Alevi yolunun bugünün dünyasında ve hayat koşulunda ayakta kalabilmesi
için evvela Ocakzadelerin, Seyyidlerin Benlik yurdunu yıkmaları ve bu
Yolda Talibe ayna olmaları gerekir, aksi takdirde geleceğe olumsuz
yansır, gençliğimize, geleceğimize ayna olabilmek Alevi değerlerini
koruyabilmek için Yolda İkrar gerek. Kimseyi ötekileştirmeden Alevi
değerlerini geçmişte Seyyidlerimizin uyguladıkları gibi her Ocak mensubu
yılda bir kere olsun kendi Talibini ziyaret etmeli onların hallerini
sormalı, dertlerini dinlemeli ve çözümler üretmelidir.
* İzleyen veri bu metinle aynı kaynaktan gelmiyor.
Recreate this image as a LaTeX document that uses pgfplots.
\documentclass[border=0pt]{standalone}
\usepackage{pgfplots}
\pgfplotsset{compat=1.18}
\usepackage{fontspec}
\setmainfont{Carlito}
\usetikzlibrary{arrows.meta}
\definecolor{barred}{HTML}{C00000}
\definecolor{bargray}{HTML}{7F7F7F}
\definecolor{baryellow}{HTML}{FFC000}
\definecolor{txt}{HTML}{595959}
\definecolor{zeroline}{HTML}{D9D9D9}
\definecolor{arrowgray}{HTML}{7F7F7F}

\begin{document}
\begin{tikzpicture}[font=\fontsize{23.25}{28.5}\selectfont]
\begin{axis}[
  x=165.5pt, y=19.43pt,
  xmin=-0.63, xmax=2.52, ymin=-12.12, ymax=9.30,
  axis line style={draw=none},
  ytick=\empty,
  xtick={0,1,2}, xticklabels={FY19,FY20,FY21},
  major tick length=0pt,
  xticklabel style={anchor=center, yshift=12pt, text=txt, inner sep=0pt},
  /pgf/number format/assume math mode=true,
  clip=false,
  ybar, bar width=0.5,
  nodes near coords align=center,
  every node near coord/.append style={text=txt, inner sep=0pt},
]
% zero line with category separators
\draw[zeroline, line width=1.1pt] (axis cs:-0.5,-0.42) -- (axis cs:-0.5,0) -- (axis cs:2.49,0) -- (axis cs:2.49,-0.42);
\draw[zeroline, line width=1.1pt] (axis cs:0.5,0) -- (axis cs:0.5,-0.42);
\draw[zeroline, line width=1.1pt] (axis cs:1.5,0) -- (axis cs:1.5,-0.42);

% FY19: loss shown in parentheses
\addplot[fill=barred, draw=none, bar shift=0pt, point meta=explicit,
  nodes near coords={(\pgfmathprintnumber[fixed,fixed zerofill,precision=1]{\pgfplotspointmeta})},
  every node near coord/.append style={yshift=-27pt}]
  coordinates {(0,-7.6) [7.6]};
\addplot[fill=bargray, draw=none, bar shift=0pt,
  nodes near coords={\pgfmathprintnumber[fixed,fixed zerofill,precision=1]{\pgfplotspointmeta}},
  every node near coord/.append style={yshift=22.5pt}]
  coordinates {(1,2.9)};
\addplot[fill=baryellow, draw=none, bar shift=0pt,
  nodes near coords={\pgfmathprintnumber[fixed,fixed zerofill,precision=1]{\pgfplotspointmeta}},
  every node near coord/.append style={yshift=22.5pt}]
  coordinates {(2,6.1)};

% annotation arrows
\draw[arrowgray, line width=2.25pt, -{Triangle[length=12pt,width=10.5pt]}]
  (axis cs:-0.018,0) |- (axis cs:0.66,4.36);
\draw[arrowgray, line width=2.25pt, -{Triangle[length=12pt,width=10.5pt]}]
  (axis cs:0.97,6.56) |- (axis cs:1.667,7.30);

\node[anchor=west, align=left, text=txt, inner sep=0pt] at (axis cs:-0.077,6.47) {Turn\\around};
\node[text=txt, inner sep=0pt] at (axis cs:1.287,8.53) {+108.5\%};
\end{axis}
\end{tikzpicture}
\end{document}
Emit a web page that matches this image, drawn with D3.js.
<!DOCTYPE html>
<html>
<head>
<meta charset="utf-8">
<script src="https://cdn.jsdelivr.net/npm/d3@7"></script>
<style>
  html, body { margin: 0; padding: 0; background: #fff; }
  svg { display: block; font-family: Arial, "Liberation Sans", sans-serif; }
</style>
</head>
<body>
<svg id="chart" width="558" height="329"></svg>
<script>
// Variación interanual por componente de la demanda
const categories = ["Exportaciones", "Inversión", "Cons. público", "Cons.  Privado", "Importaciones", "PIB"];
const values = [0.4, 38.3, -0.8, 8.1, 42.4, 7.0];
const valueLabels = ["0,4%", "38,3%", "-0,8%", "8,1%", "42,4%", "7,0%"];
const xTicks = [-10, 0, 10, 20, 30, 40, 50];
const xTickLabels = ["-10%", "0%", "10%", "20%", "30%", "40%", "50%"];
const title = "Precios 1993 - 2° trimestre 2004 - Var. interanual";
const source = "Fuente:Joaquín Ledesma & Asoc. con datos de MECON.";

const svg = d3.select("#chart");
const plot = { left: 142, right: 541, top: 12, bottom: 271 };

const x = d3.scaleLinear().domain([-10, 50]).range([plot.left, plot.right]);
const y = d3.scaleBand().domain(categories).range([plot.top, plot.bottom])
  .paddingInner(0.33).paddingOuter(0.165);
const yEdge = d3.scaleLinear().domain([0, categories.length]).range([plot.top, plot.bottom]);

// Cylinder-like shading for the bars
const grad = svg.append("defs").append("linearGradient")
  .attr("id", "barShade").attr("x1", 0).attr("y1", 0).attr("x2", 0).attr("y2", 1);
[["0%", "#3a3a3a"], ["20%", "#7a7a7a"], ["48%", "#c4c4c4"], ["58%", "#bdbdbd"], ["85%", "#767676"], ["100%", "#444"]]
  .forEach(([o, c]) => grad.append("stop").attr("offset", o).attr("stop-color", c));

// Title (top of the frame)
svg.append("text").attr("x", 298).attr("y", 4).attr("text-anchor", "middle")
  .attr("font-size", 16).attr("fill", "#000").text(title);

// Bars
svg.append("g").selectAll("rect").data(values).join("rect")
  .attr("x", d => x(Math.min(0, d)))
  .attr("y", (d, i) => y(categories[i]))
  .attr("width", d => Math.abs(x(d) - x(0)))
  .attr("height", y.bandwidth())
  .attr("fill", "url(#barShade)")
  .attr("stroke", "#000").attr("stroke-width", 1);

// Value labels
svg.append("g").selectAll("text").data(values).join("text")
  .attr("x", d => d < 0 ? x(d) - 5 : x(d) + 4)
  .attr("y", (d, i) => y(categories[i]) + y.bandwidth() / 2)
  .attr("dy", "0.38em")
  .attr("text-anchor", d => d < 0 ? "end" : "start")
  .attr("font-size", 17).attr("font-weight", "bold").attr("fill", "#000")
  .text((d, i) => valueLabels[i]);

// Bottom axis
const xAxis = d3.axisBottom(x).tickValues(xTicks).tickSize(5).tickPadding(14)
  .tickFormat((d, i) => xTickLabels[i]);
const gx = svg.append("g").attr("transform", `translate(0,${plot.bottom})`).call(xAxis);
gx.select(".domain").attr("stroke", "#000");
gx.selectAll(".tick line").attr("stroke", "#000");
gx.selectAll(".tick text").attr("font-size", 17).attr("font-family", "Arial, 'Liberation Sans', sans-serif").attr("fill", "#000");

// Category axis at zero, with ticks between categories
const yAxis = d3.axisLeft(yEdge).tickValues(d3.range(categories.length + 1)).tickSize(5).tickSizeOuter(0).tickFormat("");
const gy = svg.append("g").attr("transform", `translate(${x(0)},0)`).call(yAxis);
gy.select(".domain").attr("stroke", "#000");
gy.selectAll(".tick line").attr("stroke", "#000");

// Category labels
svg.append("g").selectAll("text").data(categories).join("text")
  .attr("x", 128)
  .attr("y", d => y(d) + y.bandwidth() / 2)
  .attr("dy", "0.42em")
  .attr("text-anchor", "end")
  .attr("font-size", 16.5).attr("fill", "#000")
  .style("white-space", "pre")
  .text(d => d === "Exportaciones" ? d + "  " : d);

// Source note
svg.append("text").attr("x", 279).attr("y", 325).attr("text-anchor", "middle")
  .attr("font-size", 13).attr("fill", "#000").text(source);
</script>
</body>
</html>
Kitabınızı beğenerek okuduğumu söylemek isterim. İsterim ki
yazmaya devam edin. Bu temelde iki sorum olacak: 1) Yazmaya devam edecek
misiniz? 2) Yazacaksanız yine öykü türünden mi ilerleyeceksiniz yoksa
farklı türde eserler de olacak mı?
Eyvallah değerli Can, çok teşekkür ederim. Tabi yazmaya devam edeceğim
ve de etmekteyim. Bu Yol çetindir, ateşten gömlektir, demirden
leblebidir, yılmadan yorulmadan bu yolun hizmetkârı olarak Yola devam
edeceğiz. İlerde ikinci cilt yazım da yine Alevi inanç değerleri üzerine
olacak çünkü bir Seyyid evladı olarak Talibin hizmetine koşmak bizlerin
görevi, temel ilkesidir. Tekrardan çok teşekkür ederim, bizlere zaman
ayırdığınız için, güzel Muhabbetiniz için, hizmetleriniz için. Hakk
Teala, Hz. Hızır Nebi yar ve yardımcınız olsun. Ceddim yüce Pir Seyyid
Derviş Gevr-Derviş Beyaz ayağınıza taş, gözünüze yaş düşürtmesin. Ya
Allah, ya Muahmmed, ya Ali. Aşkı niyazımla.